そして、「グローブ」もぜひ用意したいアイテムです。手綱を握る手は、意外と摩擦で疲れたり、マメができたりします。専用のグローブは滑り止め効果が高く、手綱をしっかりと、でも余計な力を入れずに持つことができます。これは比較的安価なので、レンタルするよりも自分専用のものを一つ持っておくと、ぐっと快適になりますよ。
最後に、乗馬用のズボンである「キュロット」。体験乗馬では動きやすい長ズボンでも大丈夫ですが、本格的に始めるならぜひ手に入れたい一品です。お尻や膝の内側にグリップ素材が付いているものが多く、鞍の上での安定感を格段に高めてくれます。縫い目が内側にない設計なので、股ずれの心配もありません。最初はレンタルで試してみて、続ける決心がついたら、これらの基本装備を少しずつ揃えていくのが賢い選択です。

馬との対話を楽しむということ
乗馬は、単なるスポーツではありません。それは、馬という大きく賢い生き物との「対話」だと、私は感じています。力でコントロールしようとしても、10倍以上の体格差がある馬には全く通用しません。大切なのは、馬の気持ちを理解しようと努め、信頼関係を築いていくことです。
馬はとても繊細で、乗り手の感情を敏感に読み取ります。こちらが緊張して体を硬くしていると、それは馬にも伝わってしまい、馬も緊張してしまいます。逆に、こちらがリラックスして自信を持って接すれば、馬も安心して指示に従ってくれます。インストラクターがよく「馬を信じて」と言うのは、まさにこのこと。馬を信頼し、体を預けることで、初めて人馬一体の感覚が生まれるのです。
レッスンを重ねるうちに、少しずつ馬の出すサインが分かるようになってきます。耳がピンと前を向いている時は何かに集中している時、リラックスしている時は少し横を向いている時。そうした小さな変化を感じ取れるようになると、乗馬はさらに奥深いものになります。自分の指示で馬が動いてくれた時の喜びは、何物にも代えがたいものがあります。それは、言葉の通じないパートナーと心が通じ合った瞬間だからです。
この「対話」のプロセスは、日常生活にも良い影響を与えてくれる気がします。相手の立場に立って物事を考えたり、言葉以外のコミュニケーションを大切にしたり。乗馬を通じて学ぶことは、思った以上にたくさんあるのかもしれません。
憧れから、一生の趣味へ
もしあなたが「体験乗馬だけじゃ物足りない、もっと上手になりたい」と感じたら、乗馬クラブへの入会を検討してみましょう。会員になると、定期的にレッスンを受けることができ、同じ目標を持つ仲間との出会いも待っています。上達してくると、駈歩(かけあし)で風を切って走ったり、森や海岸を散策する「外乗(がいじょう)」に出かけたりと、楽しみの世界は無限に広がっていきます。
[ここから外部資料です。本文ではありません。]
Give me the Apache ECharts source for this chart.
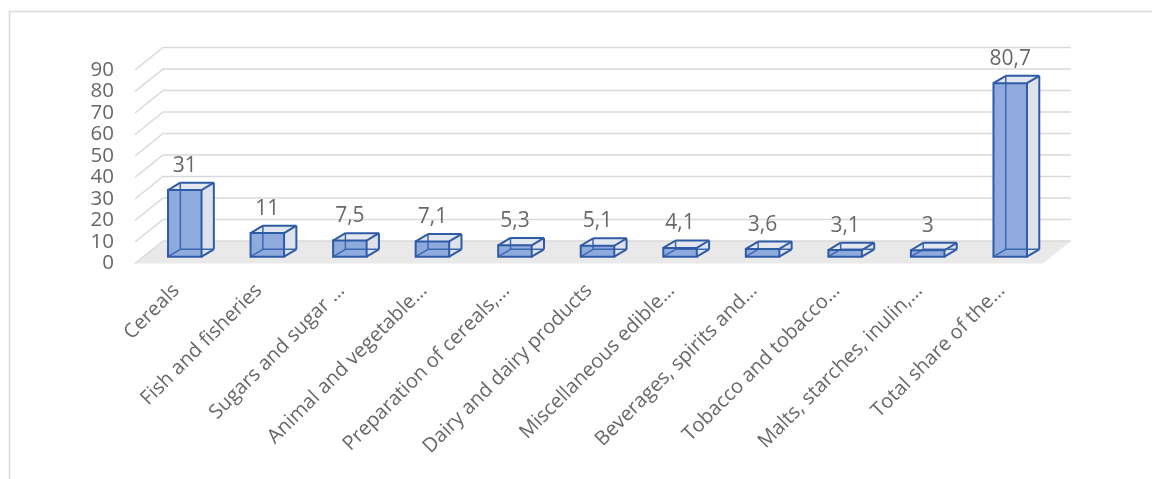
<!DOCTYPE html>
<html>
<head>
<meta charset="utf-8">
<script src="https://cdn.jsdelivr.net/npm/echarts@6/dist/echarts.min.js"></script>
<style>html,body{margin:0;padding:0;background:#fff;}#chart{width:1152px;height:479px;}</style>
</head>
<body>
<div id="chart"></div>
<script>
const categories = [
  "Cereals",
  "Fish and fisheries",
  "Sugars and sugar …",
  "Animal and vegetable…",
  "Preparation of cereals,…",
  "Dairy and dairy products",
  "Miscellaneous edible…",
  "Beverages, spirits and…",
  "Tobacco and tobacco…",
  "Malts, starches, inulin,…",
  "Total share of the…"
];
const values = [31, 11, 7.5, 7.1, 5.3, 5.1, 4.1, 3.6, 3.1, 3, 80.7];
const yTicks = [0, 10, 20, 30, 40, 50, 60, 70, 80, 90];

const FONT = "'Open Sans', 'Noto Sans', sans-serif";
const TXT = '#686868';
// 3D look parameters (pixels)
const WALL = [28, -22.5];      // back wall offset from front plane
const BAR_SHIFT = [8.5, -6.8]; // bar front face offset from front plane
const BAR_DEPTH = [12.3, -7.4];
const BAR_W_RATIO = 0.406;

const n = categories.length;
const chart = echarts.init(document.getElementById('chart'), null, {renderer: 'canvas'});

function fmt(v) { return String(v).replace('.', ','); }

const option = {
  animation: false,
  graphic: [{
    type: 'rect', z: -10,
    shape: {x: 9.5, y: 11.5, width: 1300, height: 700},
    style: {fill: 'none', stroke: '#d9d9d9', lineWidth: 1.5}
  }],
  grid: {left: 135, right: 109, top: 70, bottom: 215.5, containLabel: false},
  xAxis: {
    type: 'category',
    data: categories,
    axisLine: {show: false},
    axisTick: {show: false},
    splitLine: {show: false},
    axisLabel: {
      interval: 0, rotate: 45, margin: 24,
      color: TXT, fontFamily: FONT, fontSize: 20
    }
  },
  yAxis: {
    type: 'value', min: 0, max: 90, interval: 10,
    axisLine: {show: false},
    axisTick: {show: false},
    splitLine: {show: false},
    axisLabel: {margin: 21, color: TXT, fontFamily: FONT, fontSize: 20.5}
  },
  series: [
    {
      // floor
      type: 'custom', z: 1, silent: true,
      data: [[0, 0]],
      renderItem: function (params, api) {
        const band = api.size([1, 0])[0];
        const a = api.coord([0, 0]);
        const b = api.coord([n - 1, 0]);
        const L = a[0] - band / 2, R = b[0] + band / 2, y = a[1];
        return {
          type: 'polygon',
          shape: {points: [[L, y], [L + WALL[0], y + WALL[1]], [R + WALL[0], y + WALL[1]], [R, y]]},
          style: {fill: '#e9e9e9', stroke: null}
        };
      }
    },
    {
      // back wall gridlines
      type: 'custom', z: 2, silent: true,
      data: yTicks.map(v => [0, v]),
      renderItem: function (params, api) {
        const band = api.size([1, 0])[0];
        const v = api.value(1);
        const a = api.coord([0, v]);
        const b = api.coord([n - 1, v]);
        const L = a[0] - band / 2, R = b[0] + band / 2, y = a[1];
        return {
          type: 'polyline',
          shape: {points: [[L, y], [L + WALL[0], y + WALL[1]], [R + WALL[0], y + WALL[1]]]},
          style: {fill: null, stroke: '#d9d9d9', lineWidth: 1.5}
        };
      }
    },
    {
      // 3D bars
      type: 'custom', z: 3, silent: true,
      data: values.map((v, i) => [i, v]),
      renderItem: function (params, api) {
        const band = api.size([1, 0])[0];
        const i = api.value(0), v = api.value(1);
        const top = api.coord([i, v]);
        const base = api.coord([i, 0]);
        const bw = band * BAR_W_RATIO;
        const cx = top[0] + BAR_SHIFT[0];
        const x0 = cx - bw / 2, x1 = cx + bw / 2;
        const yb = base[1] + BAR_SHIFT[1], yt = top[1] + BAR_SHIFT[1];
        const dx = BAR_DEPTH[0], dy = BAR_DEPTH[1];
        const edge = '#2f5aa6';
        const line = (p, q, w, c) => ({type: 'line', shape: {x1: p[0], y1: p[1], x2: q[0], y2: q[1]}, style: {stroke: c || edge, lineWidth: w || 2}});
        const children = [
          // right side face
          {type: 'polygon', shape: {points: [[x1, yb], [x1 + dx, yb + dy], [x1 + dx, yt + dy], [x1, yt]]}, style: {fill: '#dde2ec'}},
          // top face
          {type: 'polygon', shape: {points: [[x0, yt], [x0 + dx, yt + dy], [x1 + dx, yt + dy], [x1, yt]]}, style: {fill: '#e3e7ef'}},
          // front face
          {type: 'rect', shape: {x: x0, y: yt, width: bw, height: yb - yt}, style: {fill: '#8fabdd'}},
          // hidden back edges (seen through)
          line([x0 + dx, yb + dy], [x0 + dx, yt + dy], 1.5, '#3d66b0'),
          line([x0 + dx, yb + dy], [x1 + dx, yb + dy], 1.5, '#3d66b0'),
          line([x0, yb], [x0 + dx, yb + dy], 1.5, '#3d66b0'),
          // visible edges
          line([x1, yb], [x1 + dx, yb + dy]),
          line([x1 + dx, yb + dy], [x1 + dx, yt + dy]),
          line([x0, yt], [x0 + dx, yt + dy]),
          line([x1, yt], [x1 + dx, yt + dy]),
          line([x0 + dx, yt + dy], [x1 + dx, yt + dy]),
          {type: 'rect', shape: {x: x0, y: yt, width: bw, height: yb - yt}, style: {fill: null, stroke: edge, lineWidth: 2}},
          // value label
          {type: 'text', x: cx, y: yt + dy - 17,
           style: {text: fmt(values[i]), fill: TXT, font: '21px ' + FONT, align: 'center', verticalAlign: 'middle'}}
        ];
        return {type: 'group', children: children};
      }
    }
  ]
};
chart.setOption(option);
</script>
</body>
</html>
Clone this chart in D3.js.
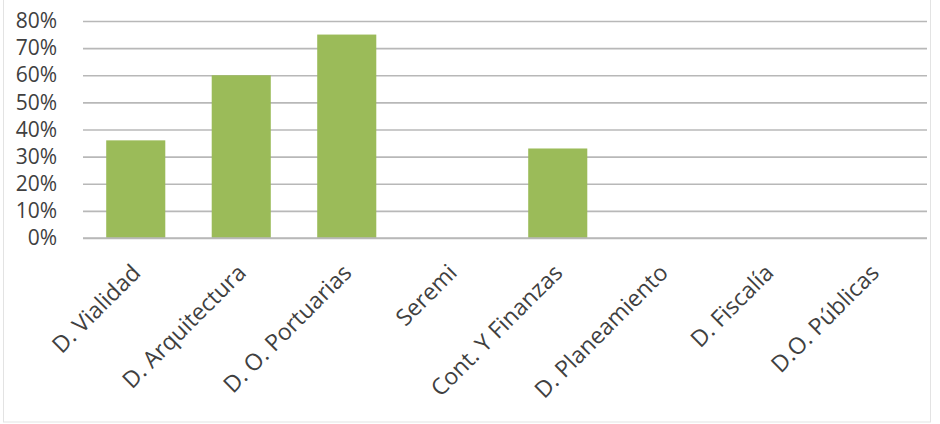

もちろん、乗馬は決して安い趣味ではありません。でも、それ以上にお金では得られない価値があると、私は確信しています。馬の世話をしたり、馬装を整えたりする時間も、馬との絆を深める大切なひととき。馬の温かい鼻息を感じながらブラッシングをしていると、日々のストレスがすーっと消えていくようです。
動物が好き、自然が好き、何か新しいことに挑戦してみたい。そんな気持ちがあるなら、ぜひ一度、乗馬クラブの門を叩いてみてください。そこには、あなたが今まで知らなかった、豊かで穏やかな時間が流れています。馬の背中から見る景色は、きっとあなたの世界を少しだけ広げてくれるはずです。